During the first Hague Peace Conference in 1899, the British delegate advocated for an exception to the use of dum-dum bullets against “indigenous peoples.” He explained that in civilized wars, a gentleman “who is hit by a small projectile withdraws to the ambulance and goes no further […] It’s very different with a savage. Even if he has been pierced two or three times, he doesn’t stop marching forward […] before anyone has time to explain to him that he is violating international law, he cuts your head off.”

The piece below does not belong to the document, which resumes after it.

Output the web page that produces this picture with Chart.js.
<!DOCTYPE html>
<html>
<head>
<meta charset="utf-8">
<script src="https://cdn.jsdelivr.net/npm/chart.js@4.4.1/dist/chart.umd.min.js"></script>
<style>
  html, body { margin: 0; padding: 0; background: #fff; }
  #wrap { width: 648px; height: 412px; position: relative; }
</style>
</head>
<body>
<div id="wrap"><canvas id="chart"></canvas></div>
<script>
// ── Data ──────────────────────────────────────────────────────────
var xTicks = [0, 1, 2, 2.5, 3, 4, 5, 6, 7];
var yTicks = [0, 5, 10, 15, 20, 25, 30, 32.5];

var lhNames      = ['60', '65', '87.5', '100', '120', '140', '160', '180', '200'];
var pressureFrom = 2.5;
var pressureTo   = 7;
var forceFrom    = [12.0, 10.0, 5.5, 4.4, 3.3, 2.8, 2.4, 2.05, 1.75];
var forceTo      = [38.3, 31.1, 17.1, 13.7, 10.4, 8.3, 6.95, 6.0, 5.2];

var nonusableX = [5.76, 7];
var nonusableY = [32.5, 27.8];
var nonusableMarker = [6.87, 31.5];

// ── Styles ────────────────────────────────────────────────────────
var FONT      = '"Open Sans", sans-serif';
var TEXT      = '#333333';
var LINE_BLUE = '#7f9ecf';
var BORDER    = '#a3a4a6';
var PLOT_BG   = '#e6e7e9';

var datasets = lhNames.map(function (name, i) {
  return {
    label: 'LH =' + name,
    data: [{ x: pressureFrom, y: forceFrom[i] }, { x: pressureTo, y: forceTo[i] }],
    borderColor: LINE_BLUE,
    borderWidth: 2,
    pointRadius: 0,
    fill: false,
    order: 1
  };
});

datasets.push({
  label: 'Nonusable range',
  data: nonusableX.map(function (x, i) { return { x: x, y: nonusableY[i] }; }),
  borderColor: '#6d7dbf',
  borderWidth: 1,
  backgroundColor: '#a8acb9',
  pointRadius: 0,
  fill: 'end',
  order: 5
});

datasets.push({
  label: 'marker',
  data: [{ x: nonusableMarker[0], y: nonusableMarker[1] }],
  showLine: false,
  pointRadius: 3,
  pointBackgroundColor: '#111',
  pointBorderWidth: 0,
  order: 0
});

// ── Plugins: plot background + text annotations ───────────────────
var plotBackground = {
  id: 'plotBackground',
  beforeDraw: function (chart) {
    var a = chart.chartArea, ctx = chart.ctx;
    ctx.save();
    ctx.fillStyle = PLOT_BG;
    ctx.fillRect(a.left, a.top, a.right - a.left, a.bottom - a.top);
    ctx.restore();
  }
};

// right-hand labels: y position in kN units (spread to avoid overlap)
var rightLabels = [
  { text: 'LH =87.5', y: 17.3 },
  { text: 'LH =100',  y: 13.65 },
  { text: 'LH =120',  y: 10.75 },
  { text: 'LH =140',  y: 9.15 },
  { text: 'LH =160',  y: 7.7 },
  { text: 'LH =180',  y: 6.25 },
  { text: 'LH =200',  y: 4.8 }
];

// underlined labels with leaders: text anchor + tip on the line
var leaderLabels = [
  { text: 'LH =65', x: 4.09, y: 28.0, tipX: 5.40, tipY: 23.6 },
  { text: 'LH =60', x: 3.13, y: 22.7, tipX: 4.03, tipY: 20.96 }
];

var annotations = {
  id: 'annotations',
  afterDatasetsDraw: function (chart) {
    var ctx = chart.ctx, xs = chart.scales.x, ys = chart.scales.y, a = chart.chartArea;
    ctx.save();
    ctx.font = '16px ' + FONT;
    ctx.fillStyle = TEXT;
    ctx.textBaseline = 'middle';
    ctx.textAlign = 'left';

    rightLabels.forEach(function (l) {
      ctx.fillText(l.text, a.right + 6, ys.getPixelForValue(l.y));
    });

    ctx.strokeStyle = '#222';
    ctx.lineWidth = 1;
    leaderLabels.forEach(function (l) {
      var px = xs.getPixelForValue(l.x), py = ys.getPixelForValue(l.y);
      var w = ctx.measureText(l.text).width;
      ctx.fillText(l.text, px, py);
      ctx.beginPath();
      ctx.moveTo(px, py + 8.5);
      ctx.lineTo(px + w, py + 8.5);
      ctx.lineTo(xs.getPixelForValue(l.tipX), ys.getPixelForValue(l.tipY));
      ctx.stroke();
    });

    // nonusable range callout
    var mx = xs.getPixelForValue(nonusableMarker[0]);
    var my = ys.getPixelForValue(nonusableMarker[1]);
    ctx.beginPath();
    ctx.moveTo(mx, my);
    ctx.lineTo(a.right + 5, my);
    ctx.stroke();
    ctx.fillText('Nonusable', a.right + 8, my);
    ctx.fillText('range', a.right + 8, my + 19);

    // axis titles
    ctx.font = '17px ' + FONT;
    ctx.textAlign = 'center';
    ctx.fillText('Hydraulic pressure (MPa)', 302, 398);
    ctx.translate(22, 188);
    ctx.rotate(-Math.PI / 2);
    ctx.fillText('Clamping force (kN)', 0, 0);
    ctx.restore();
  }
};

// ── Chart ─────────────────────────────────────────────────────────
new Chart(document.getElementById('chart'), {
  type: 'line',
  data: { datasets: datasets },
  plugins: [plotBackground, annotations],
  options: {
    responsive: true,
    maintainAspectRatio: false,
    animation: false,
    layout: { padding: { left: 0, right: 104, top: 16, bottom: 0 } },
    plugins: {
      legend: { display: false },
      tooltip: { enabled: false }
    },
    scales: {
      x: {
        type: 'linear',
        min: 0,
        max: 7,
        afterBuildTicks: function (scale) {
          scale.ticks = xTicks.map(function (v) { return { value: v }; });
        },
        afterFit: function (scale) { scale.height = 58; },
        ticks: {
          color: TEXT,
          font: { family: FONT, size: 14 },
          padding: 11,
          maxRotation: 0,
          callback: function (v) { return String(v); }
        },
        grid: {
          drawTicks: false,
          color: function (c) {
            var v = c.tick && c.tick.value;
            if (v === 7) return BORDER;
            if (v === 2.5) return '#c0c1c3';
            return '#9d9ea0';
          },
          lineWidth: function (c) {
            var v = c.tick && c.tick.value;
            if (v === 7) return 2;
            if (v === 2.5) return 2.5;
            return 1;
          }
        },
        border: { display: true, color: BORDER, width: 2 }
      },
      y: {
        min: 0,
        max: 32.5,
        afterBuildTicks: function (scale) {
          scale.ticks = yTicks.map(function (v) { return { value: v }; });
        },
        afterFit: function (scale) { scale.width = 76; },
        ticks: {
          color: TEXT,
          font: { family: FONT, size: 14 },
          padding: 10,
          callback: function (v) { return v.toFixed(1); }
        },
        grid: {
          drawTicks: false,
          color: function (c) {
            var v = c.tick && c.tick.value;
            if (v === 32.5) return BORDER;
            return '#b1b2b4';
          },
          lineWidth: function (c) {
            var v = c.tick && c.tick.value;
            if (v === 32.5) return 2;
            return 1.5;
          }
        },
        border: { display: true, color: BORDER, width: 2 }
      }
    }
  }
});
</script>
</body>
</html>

This historical lesson reveals the hypocrisy that often underlies our international legal order. A recent example is a motion in the Dutch House of Representatives stating: “Considering that humanitarian law and principles such as proportionality are of great importance […] requests the government, within the EU and UN framework, to express support for Israel’s right to self-defense.” However, the motion argues that the government should somewhat look the other way when assessing Israeli war crimes because it’s a complex, asymmetric war and Hamas hides among civilians. This points to a selective application of international law, depending on who the ‘perpetrator’ and who the ‘recipient’ is of violence. Alternatively, the motion could have advised the opposite: Israel should be more strictly evaluated as it is the occupier.

When signing human rights treaties, the West often found excuses to limit their universal application. Colonial powers, for example, did not want the people in the colonies to be protected. They argued that inferior cultures had different norms and values, and it would be unjust to impose our values on them. This would be “human rights imperialism.” Other excuses resembled our Dutch parliamentary motion claiming the situation in the colonies was complex and costly.

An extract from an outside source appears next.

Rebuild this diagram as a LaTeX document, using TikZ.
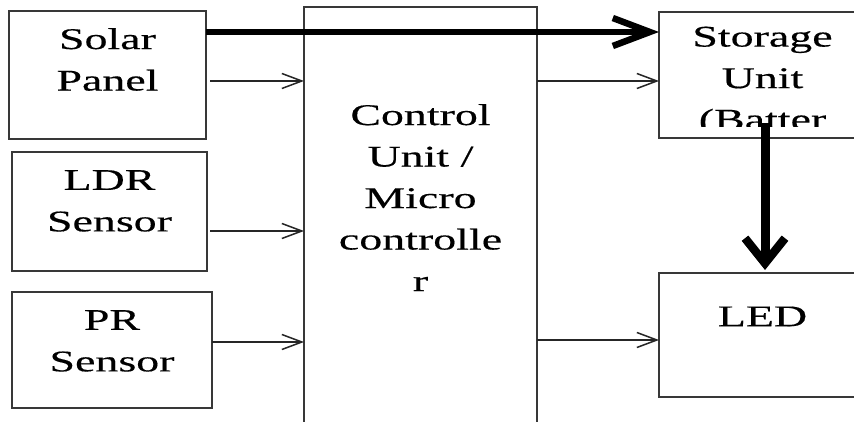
\documentclass[tikz,border=0pt]{standalone}
\usepackage{fontspec}
\newfontfamily\diagfont[FakeStretch=1.53,FakeBold=0.4]{Liberation Serif}
\usetikzlibrary{arrows.meta}
\begin{document}
\begin{tikzpicture}[x=1pt,y=-1pt,
  box/.style={draw=black!78, line width=1.6pt, inner sep=0pt, outer sep=0pt},
  txt/.style={anchor=north, inner sep=0pt, align=center, text=black,
    font=\diagfont\fontsize{30}{41.5}\selectfont,
    execute at begin node={\rule{0pt}{22pt}}},
  thin/.style={draw=black!85, line width=1.5pt,
    -{Straight Barb[length=20pt,width=15pt,line width=1.5pt]}},
  bigh/.style={draw=black, line width=5.5pt,
    -{Straight Barb[length=37pt,width=28pt,line width=6.5pt]}},
  bigv/.style={draw=black, line width=9pt,
    -{Straight Barb[length=25pt,width=40pt,line width=8.5pt]}}]
\useasboundingbox (0,0) rectangle (854,422);
\clip (0,0) rectangle (854,422);
% boxes
\node[box, minimum width=197pt, minimum height=128pt] (solar) at (107.5,75) {};
\node[box, minimum width=195pt, minimum height=119pt] (ldr) at (109.5,211.5) {};
\node[box, minimum width=200pt, minimum height=116pt] (pr) at (112,350) {};
\node[box, minimum width=233pt, minimum height=433pt] (ctrl) at (420.5,223.5) {};
\node[box, minimum width=207pt, minimum height=126pt] (stor) at (762.5,75) {};
\node[box, minimum width=207pt, minimum height=124pt] (led) at (762.5,335) {};
% texts
\node[txt] (solart) at ([yshift=-17pt]solar.north) {Solar\\Panel};
\node[txt] (ldrt) at ([yshift=-18pt]ldr.north) {LDR\\Sensor};
\node[txt] (prt) at ([yshift=-18pt]pr.north) {PR\\Sensor};
\node[txt] (ctrlt) at ([yshift=-97pt]ctrl.north) {Control\\Unit /\\Micro\\controlle\\r};
\begin{scope}
\clip (659,12) rectangle (866,127);
\node[txt] (stort) at ([yshift=-14.5pt]stor.north) {Storage\\Unit\\(Batter};
\end{scope}
\node[txt] (ledt) at ([yshift=-31pt]led.north) {LED};
% connectors
\draw[thin] ([xshift=4pt]solar.east |- 0,81) -- (ctrl.west |- 0,81);
\draw[thin] ([xshift=3pt]ldr.east |- 0,231) -- (ctrl.west |- 0,231);
\draw[thin] (pr.east |- 0,342) -- (ctrl.west |- 0,342);
\draw[thin] (ctrl.east |- 0,81) -- (stor.west |- 0,81);
\draw[thin] (ctrl.east |- 0,340) -- (led.west |- 0,340);
\draw[bigh] ([yshift=-21pt]solar.north east) -- ([yshift=-20pt]stor.north west);
\draw[bigv] ([xshift=2.5pt,yshift=15pt]stor.south) -- ([xshift=2.5pt,yshift=3pt]led.north);
\end{tikzpicture}
\end{document}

Now, about proportionality. The concept of proportionality in the law of war is often misunderstood, even by journalists. I saw an interview where a journalist aggressively interrogated a woman in Gaza: “What is the proportional response to the massacre of 1,400 Israelis?” This suggests an accounting approach to life and death: if 1,400 debtors die, then one may also exterminate 1,400 creditors.

André Nollkaemper (Dean of the Faculty of Law at UVA) explains proportionality in his textbook as follows: “If an object is a military target, this does not offer carte blanche for an unrestricted attack on that object. Military targets may not be attacked if the attack will cause additional loss of human life among the civilian population, injury to civilians, damage to civilian objects, or a combination thereof, in a degree which would be excessive in relation to the expected concrete and direct military advantage. This principle of proportionality requires a balance between military advantages on the one hand, and damage to civilian objects and loss of civilian life on the other. A large-scale attack on a small military post, which is of little military importance, in the immediate vicinity of a school with children, runs the risk of being disproportionate.”

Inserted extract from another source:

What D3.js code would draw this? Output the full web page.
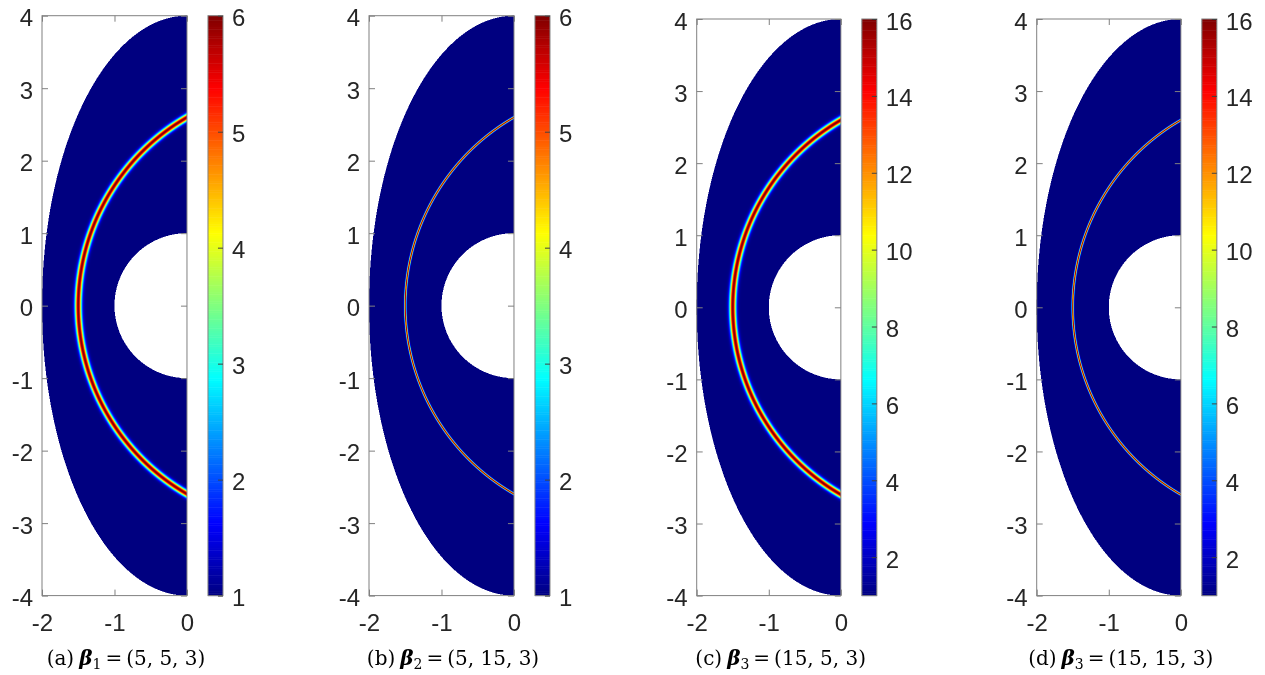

In other words, proportionality in the law of war requires a balance between military advantages on one hand and damage to civilians on the other. Proportionality is not an “eye for an eye, tooth for a tooth.”

So, what is the moral and rational path forward? The prosecution of war crimes by an independent tribunal. Political parties almost unanimously voted for the prosecution of Russian war crimes in a tribunal (the dissenting votes were PVV, FvD, and Van Haga). The same approach should be universal. A motion calling for all war crimes in the Israeli-Palestinian conflict to be prosecuted at the International Criminal Court would thus be the only credible step. After all, judges are less biased than politicians.